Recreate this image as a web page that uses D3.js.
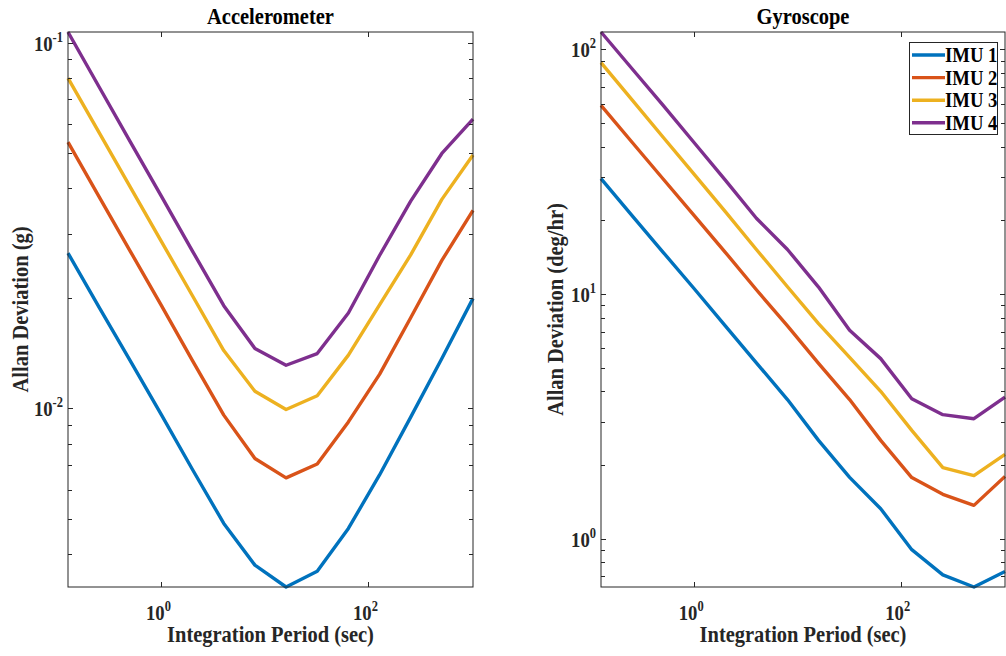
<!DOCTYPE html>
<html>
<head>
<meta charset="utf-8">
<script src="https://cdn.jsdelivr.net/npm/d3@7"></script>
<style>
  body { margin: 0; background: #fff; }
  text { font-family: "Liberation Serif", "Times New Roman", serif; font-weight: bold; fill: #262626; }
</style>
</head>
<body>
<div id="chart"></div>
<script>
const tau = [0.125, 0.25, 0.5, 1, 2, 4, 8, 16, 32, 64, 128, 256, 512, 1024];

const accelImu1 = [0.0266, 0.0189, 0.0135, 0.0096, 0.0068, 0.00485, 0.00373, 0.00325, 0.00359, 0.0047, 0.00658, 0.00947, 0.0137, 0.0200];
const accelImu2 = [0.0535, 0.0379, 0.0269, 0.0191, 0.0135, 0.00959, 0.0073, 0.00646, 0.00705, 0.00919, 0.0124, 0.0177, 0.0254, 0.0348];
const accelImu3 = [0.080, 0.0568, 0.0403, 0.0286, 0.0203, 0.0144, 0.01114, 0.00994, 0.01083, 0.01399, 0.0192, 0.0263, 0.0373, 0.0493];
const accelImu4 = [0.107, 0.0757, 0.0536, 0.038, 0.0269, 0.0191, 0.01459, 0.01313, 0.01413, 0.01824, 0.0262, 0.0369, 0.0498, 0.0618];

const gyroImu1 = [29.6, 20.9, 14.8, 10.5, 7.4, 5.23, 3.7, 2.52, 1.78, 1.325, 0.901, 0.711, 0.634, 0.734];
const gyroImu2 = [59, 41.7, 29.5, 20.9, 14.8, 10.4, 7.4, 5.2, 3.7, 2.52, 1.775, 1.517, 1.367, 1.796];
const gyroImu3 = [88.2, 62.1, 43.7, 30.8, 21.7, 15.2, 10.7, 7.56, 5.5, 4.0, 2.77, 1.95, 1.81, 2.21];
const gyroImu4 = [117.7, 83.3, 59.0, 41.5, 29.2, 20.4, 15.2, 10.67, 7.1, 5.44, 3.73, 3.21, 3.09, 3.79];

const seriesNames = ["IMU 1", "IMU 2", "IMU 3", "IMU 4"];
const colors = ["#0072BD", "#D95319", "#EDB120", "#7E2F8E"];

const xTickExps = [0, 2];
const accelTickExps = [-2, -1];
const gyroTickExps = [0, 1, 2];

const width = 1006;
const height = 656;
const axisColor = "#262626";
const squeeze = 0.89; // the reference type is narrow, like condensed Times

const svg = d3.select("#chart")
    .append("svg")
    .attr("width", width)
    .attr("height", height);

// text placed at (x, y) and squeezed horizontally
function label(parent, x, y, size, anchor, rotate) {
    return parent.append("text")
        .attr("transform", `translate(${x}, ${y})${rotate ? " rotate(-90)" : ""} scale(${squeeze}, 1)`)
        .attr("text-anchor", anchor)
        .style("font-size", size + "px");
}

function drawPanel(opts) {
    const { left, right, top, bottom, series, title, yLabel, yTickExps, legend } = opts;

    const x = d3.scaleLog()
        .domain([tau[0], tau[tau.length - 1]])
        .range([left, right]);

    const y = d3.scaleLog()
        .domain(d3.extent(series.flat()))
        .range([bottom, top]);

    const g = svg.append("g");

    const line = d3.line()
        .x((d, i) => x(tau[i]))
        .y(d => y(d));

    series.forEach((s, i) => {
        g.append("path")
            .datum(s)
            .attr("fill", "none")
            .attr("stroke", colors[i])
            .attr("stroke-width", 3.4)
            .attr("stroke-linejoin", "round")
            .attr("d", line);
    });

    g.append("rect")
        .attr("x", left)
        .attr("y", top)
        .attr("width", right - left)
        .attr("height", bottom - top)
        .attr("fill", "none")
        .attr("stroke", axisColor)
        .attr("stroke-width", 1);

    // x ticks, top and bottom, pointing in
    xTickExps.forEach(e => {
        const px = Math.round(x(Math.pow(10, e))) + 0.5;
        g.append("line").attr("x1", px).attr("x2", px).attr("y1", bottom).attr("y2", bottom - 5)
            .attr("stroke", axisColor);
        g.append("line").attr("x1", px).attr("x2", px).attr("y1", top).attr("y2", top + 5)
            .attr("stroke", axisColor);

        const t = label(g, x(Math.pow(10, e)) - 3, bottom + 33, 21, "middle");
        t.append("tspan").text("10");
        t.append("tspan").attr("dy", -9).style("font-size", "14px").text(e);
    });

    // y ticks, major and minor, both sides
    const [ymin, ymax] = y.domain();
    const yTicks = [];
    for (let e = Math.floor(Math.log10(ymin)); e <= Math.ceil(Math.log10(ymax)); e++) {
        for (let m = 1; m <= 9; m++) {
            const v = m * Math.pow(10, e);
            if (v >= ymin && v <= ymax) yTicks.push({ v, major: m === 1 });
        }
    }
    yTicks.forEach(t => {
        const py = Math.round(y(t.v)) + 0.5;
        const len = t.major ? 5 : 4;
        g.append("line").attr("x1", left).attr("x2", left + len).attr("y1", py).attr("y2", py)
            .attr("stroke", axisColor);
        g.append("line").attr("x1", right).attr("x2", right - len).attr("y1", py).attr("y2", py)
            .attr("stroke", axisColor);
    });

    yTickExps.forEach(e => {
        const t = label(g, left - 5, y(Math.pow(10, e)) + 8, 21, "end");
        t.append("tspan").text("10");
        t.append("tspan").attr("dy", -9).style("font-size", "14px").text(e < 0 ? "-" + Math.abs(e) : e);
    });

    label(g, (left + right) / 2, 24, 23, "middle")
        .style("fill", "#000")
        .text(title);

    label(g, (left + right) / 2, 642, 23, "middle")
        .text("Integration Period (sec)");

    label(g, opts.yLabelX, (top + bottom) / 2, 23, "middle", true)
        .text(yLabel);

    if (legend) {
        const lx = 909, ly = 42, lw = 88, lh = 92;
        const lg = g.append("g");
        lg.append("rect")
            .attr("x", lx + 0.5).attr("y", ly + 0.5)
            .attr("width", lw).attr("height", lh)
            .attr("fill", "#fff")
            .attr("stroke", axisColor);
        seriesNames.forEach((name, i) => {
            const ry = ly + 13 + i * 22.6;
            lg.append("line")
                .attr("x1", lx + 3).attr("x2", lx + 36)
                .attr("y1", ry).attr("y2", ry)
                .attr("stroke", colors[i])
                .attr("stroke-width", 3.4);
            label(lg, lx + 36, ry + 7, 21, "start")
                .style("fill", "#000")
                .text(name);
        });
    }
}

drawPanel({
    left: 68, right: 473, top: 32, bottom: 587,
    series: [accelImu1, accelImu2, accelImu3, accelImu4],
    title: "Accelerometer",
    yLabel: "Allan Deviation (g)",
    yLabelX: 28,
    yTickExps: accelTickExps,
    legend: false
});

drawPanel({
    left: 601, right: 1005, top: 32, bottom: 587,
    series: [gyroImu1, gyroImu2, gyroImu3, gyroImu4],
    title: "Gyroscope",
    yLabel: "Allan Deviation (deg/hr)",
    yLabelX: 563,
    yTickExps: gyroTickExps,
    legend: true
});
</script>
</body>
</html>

--- Requirement ---
Starting with the first line of the data above and ending with the line containing "0.0369, 0.0498, 0.0618];", please restate every line exactly, leaving images out.

--- Exercise result ---
Recreate this image as a web page that uses D3.js.
<!DOCTYPE html>
<html>
<head>
<meta charset="utf-8">
<script src="https://cdn.jsdelivr.net/npm/d3@7"></script>
<style>
  body { margin: 0; background: #fff; }
  text { font-family: "Liberation Serif", "Times New Roman", serif; font-weight: bold; fill: #262626; }
</style>
</head>
<body>
<div id="chart"></div>
<script>
const tau = [0.125, 0.25, 0.5, 1, 2, 4, 8, 16, 32, 64, 128, 256, 512, 1024];

const accelImu1 = [0.0266, 0.0189, 0.0135, 0.0096, 0.0068, 0.00485, 0.00373, 0.00325, 0.00359, 0.0047, 0.00658, 0.00947, 0.0137, 0.0200];
const accelImu2 = [0.0535, 0.0379, 0.0269, 0.0191, 0.0135, 0.00959, 0.0073, 0.00646, 0.00705, 0.00919, 0.0124, 0.0177, 0.0254, 0.0348];
const accelImu3 = [0.080, 0.0568, 0.0403, 0.0286, 0.0203, 0.0144, 0.01114, 0.00994, 0.01083, 0.01399, 0.0192, 0.0263, 0.0373, 0.0493];
const accelImu4 = [0.107, 0.0757, 0.0536, 0.038, 0.0269, 0.0191, 0.01459, 0.01313, 0.01413, 0.01824, 0.0262, 0.0369, 0.0498, 0.0618];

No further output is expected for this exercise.